→ WHAT TO DO: From the very first line of the data to the line containing "import pandas as pd", retype everything exactly, leaving the pictures behind.

→ GIVEN INFORMATION:
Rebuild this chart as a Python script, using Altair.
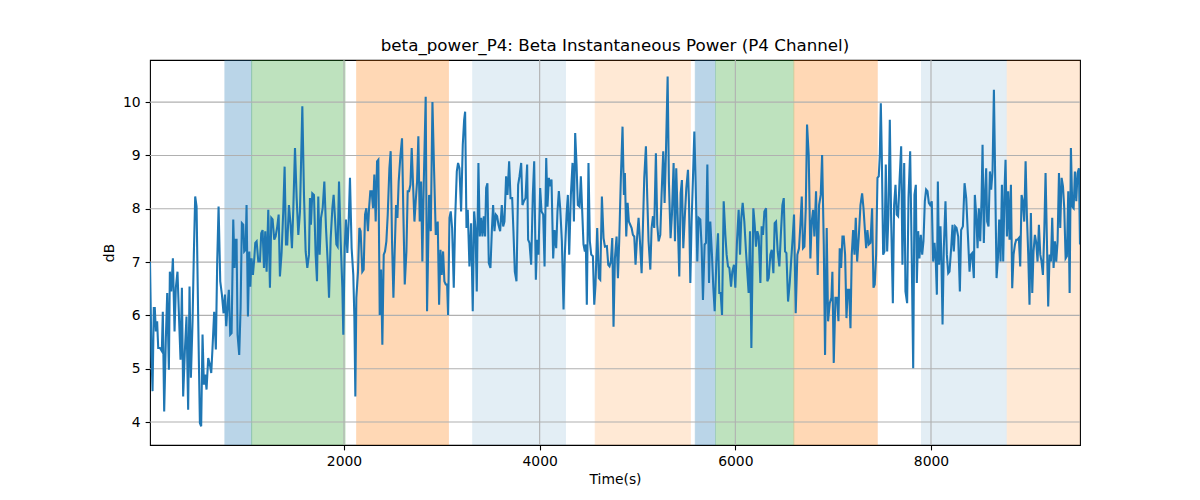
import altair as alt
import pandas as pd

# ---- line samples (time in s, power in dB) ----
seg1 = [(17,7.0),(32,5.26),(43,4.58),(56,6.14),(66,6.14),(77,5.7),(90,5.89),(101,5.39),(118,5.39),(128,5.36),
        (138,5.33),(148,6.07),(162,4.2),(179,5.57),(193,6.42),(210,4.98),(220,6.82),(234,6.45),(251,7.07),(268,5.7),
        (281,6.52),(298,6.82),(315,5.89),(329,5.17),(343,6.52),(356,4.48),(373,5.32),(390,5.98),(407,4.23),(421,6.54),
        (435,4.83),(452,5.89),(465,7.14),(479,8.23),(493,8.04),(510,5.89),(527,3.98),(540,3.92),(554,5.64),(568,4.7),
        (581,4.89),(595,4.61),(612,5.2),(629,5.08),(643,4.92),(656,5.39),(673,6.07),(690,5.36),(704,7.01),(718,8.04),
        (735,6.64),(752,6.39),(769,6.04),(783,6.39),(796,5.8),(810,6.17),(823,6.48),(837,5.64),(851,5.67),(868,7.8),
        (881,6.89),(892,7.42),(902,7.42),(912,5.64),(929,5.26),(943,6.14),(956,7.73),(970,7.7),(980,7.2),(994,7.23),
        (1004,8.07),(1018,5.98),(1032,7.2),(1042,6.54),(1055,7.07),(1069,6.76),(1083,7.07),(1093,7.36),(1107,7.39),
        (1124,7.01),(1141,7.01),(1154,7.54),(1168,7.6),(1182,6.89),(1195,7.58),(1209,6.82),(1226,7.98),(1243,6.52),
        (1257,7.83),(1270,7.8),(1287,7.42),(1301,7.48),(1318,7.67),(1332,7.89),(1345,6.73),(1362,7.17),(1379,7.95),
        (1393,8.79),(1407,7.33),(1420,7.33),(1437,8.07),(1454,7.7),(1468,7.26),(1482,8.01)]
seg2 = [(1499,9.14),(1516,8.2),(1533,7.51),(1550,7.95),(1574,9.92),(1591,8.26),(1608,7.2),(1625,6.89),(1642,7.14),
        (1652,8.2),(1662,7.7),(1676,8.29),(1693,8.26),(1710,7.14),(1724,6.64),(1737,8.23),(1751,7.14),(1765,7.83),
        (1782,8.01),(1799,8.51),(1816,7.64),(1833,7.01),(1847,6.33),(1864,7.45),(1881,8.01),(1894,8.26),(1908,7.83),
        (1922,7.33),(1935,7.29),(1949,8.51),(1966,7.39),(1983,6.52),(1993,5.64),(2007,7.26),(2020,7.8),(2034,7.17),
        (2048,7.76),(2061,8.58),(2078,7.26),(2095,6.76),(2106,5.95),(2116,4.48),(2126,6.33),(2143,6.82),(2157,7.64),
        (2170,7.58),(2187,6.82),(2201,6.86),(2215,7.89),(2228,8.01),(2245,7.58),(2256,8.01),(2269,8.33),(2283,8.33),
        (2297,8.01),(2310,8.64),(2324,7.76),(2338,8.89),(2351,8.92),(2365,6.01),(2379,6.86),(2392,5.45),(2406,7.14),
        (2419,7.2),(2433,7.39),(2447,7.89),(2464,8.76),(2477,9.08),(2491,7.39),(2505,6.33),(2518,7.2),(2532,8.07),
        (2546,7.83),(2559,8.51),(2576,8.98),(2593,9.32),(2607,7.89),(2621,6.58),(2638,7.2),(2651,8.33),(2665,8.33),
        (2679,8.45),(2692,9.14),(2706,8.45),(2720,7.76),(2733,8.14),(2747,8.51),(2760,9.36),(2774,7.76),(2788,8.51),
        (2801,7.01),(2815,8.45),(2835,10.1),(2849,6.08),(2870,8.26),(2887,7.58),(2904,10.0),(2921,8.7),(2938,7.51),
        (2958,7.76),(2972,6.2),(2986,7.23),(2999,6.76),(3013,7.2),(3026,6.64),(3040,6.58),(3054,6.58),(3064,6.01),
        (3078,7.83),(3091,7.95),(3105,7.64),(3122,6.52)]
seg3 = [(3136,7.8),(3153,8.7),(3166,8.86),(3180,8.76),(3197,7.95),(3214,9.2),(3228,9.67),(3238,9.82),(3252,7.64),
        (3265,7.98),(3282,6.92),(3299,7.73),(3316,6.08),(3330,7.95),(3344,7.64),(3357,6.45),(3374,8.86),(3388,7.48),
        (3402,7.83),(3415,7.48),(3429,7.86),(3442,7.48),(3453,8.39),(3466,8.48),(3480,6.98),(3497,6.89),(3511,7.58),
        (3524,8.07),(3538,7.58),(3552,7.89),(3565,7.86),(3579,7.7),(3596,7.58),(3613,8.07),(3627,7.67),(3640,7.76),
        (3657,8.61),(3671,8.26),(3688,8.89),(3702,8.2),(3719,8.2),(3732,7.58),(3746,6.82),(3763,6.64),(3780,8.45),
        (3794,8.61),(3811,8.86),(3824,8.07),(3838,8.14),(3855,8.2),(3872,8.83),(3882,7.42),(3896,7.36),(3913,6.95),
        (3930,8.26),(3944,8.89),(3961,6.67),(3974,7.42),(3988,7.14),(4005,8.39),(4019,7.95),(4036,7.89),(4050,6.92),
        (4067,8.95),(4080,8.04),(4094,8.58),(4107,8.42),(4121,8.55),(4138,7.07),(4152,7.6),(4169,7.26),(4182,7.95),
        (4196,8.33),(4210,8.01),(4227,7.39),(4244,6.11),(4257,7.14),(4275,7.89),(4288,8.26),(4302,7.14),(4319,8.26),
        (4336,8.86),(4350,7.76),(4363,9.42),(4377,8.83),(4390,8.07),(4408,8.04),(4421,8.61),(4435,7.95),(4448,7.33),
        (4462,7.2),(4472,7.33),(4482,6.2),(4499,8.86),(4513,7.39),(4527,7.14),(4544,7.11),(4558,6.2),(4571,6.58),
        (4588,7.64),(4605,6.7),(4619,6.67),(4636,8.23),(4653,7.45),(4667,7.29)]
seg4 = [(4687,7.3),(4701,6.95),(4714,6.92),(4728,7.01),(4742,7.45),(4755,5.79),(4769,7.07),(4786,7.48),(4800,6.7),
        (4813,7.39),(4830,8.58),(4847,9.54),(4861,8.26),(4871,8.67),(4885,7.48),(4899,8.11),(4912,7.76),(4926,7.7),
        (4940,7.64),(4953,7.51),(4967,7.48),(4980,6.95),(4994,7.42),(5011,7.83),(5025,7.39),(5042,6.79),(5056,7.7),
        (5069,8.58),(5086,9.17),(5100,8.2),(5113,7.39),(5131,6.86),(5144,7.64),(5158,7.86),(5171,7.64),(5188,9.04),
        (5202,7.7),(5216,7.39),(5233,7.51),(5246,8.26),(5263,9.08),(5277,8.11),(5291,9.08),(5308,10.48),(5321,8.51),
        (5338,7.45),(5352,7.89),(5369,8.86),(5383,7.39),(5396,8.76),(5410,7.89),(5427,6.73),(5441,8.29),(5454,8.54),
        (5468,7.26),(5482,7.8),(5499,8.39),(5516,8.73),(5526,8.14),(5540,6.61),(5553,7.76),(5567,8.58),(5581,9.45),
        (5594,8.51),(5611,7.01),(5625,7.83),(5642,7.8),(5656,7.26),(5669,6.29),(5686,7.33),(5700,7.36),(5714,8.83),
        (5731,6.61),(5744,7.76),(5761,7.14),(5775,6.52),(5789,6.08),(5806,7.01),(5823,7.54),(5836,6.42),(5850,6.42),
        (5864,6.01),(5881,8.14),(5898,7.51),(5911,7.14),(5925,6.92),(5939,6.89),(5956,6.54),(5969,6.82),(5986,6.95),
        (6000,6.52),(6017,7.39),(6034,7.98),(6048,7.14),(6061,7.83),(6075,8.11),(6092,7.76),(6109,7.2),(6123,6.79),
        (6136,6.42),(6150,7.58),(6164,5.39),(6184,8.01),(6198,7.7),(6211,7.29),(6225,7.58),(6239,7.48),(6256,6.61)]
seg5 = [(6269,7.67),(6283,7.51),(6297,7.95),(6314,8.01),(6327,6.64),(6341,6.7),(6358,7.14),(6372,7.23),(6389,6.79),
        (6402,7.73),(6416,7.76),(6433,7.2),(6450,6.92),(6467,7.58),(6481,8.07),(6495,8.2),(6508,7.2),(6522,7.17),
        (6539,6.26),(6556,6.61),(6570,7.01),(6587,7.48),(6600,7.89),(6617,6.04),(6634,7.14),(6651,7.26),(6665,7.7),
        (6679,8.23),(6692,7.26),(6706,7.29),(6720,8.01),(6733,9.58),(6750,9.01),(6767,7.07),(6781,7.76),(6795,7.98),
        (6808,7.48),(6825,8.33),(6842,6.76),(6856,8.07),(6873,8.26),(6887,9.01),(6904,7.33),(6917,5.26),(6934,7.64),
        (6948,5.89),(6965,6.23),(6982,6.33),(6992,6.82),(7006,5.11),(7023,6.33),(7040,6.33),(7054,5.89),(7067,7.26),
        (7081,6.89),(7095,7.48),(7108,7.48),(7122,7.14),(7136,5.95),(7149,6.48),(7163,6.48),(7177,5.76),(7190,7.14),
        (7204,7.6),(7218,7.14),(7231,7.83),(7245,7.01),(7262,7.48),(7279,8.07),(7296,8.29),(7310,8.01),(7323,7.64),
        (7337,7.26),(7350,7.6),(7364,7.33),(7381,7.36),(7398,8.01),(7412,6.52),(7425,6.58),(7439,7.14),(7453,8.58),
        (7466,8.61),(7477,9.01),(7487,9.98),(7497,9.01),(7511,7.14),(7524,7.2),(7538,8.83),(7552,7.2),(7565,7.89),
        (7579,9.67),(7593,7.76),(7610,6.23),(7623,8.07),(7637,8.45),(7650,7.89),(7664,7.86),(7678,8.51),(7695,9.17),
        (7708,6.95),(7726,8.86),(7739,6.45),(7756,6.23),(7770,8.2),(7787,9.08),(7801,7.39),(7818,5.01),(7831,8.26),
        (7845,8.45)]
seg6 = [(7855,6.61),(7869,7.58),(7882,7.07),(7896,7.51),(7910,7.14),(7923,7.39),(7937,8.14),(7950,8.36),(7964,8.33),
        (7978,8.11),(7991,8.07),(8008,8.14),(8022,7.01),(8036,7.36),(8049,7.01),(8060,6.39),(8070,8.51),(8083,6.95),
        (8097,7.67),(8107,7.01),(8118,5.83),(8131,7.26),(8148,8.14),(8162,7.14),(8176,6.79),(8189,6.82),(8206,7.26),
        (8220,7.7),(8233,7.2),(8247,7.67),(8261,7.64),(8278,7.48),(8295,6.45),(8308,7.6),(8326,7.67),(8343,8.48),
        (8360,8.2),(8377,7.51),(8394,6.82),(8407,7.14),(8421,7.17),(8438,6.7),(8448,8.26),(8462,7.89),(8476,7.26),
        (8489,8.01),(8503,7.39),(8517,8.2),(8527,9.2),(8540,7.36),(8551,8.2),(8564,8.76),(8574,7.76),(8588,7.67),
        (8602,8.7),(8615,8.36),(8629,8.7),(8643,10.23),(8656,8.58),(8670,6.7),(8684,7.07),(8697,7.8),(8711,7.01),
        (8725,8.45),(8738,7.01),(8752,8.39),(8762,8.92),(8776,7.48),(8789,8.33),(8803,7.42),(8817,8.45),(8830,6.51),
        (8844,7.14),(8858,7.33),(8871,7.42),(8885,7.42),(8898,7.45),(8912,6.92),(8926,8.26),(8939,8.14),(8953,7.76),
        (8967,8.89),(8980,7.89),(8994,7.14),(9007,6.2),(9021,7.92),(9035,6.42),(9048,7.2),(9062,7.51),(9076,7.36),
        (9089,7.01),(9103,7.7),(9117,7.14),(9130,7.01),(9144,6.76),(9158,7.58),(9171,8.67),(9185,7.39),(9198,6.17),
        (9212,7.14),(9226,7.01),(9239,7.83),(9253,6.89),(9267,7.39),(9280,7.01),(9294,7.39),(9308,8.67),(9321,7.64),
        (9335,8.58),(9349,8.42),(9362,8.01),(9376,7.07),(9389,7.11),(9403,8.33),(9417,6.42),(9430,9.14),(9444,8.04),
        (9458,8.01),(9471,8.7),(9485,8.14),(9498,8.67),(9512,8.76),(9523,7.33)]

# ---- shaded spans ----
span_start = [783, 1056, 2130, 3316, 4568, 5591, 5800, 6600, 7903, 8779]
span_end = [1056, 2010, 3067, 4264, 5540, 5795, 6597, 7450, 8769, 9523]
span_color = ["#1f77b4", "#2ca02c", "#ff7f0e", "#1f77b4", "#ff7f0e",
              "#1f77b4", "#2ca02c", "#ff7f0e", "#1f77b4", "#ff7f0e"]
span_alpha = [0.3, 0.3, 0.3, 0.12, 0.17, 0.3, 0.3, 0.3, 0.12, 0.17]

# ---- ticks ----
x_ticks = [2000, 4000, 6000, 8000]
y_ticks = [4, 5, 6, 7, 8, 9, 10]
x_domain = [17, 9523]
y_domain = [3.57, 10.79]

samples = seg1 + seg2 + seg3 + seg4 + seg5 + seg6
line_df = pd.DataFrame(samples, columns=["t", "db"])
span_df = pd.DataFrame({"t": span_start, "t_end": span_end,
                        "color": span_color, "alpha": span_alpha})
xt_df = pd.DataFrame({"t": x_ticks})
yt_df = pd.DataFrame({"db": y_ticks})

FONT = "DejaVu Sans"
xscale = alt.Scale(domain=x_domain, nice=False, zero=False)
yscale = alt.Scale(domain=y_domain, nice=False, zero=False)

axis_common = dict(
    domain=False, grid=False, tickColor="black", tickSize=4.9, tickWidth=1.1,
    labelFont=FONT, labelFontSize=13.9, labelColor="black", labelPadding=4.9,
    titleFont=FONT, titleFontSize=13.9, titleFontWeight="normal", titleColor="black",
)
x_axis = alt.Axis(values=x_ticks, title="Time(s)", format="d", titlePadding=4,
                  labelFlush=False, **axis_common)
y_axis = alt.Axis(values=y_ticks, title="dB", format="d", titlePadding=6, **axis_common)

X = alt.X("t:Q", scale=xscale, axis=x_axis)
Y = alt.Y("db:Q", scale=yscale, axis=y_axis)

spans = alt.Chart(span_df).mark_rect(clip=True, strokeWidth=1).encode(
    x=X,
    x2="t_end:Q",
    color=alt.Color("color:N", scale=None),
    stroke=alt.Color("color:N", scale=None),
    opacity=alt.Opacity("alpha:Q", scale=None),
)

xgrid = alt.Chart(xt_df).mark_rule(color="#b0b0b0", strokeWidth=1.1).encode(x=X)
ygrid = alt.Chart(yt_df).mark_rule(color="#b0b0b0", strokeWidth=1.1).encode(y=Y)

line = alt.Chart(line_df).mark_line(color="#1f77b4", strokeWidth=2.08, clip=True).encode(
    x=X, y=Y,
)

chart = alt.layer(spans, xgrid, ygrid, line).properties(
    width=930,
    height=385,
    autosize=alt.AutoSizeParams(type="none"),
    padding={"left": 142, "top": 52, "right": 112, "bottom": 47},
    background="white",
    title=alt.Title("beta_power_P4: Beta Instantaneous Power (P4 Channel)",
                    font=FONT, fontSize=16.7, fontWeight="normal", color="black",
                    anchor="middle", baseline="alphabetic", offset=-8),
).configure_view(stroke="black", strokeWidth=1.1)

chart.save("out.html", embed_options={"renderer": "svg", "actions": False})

→ THE ANSWER:
Rebuild this chart as a Python script, using Altair.
import altair as alt
import pandas as pd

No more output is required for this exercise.